Key Facts about The Man Who Was Thursday
  • Full Title: The Man Who Was Thursday: A Nightmare
  • When Written: 1907-1908
  • Where Written: London
  • When Published: February 1908
  • Literary Period: Edwardian (alternatively late Victorian, anti-romanticism, anti-modernism)
  • Genre: Detective Novel, Spy Novel, Mystery, Psychological Thriller, Philosophical Novel, Religious Allegory
  • Setting: London, the French countryside
  • Climax: The six detectives chase after the President and embark on a spiritual journey.
  • Antagonist: The President, the detectives (in disguise), anarchism, pessimism, chaos
  • Point of View: Third person omniscient

Extra Credit for The Man Who Was Thursday

Title Turmoil. This novel’s unusual title confused many of its early readers—some reportedly assumed that it was supposed to read, “The Man Who Was Thirsty.”

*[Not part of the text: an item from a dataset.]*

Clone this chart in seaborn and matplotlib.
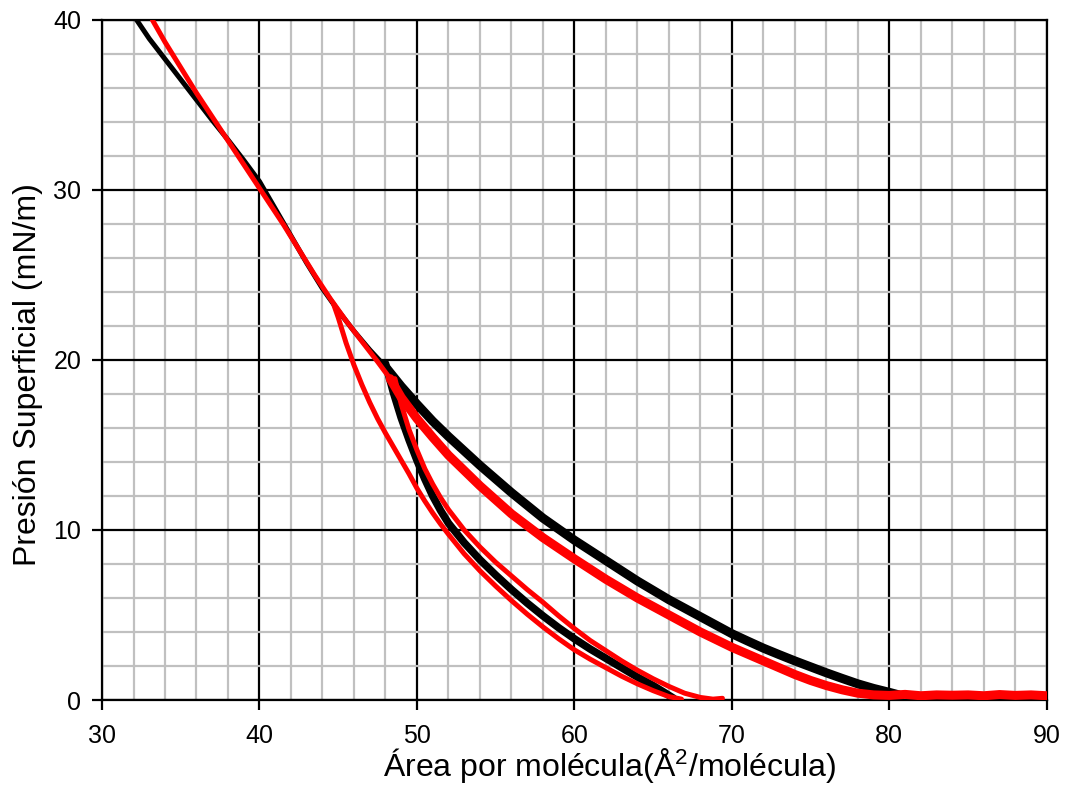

Subtle Subtitle. G.K. Chesterton argued that most of his readers fundamentally misinterpreted The Man Who Was Thursday because they didn’t pay enough attention to its subtitle: A Nightmare. At the end of the novel, Chesterton presents a worldview in which good and evil are just two sides of the same coin, and people exhaust themselves and give up in their quest for meaning. Many readers thought he believed in this worldview, but actually, as he later explained in his biography, the novel “was meant to begin with the picture of the world at its worst and to work towards the suggestion that the picture was not so black as it was already painted.” Many newer editions of the novel include Chesterton’s explanation as an appendix in order to clarify this point.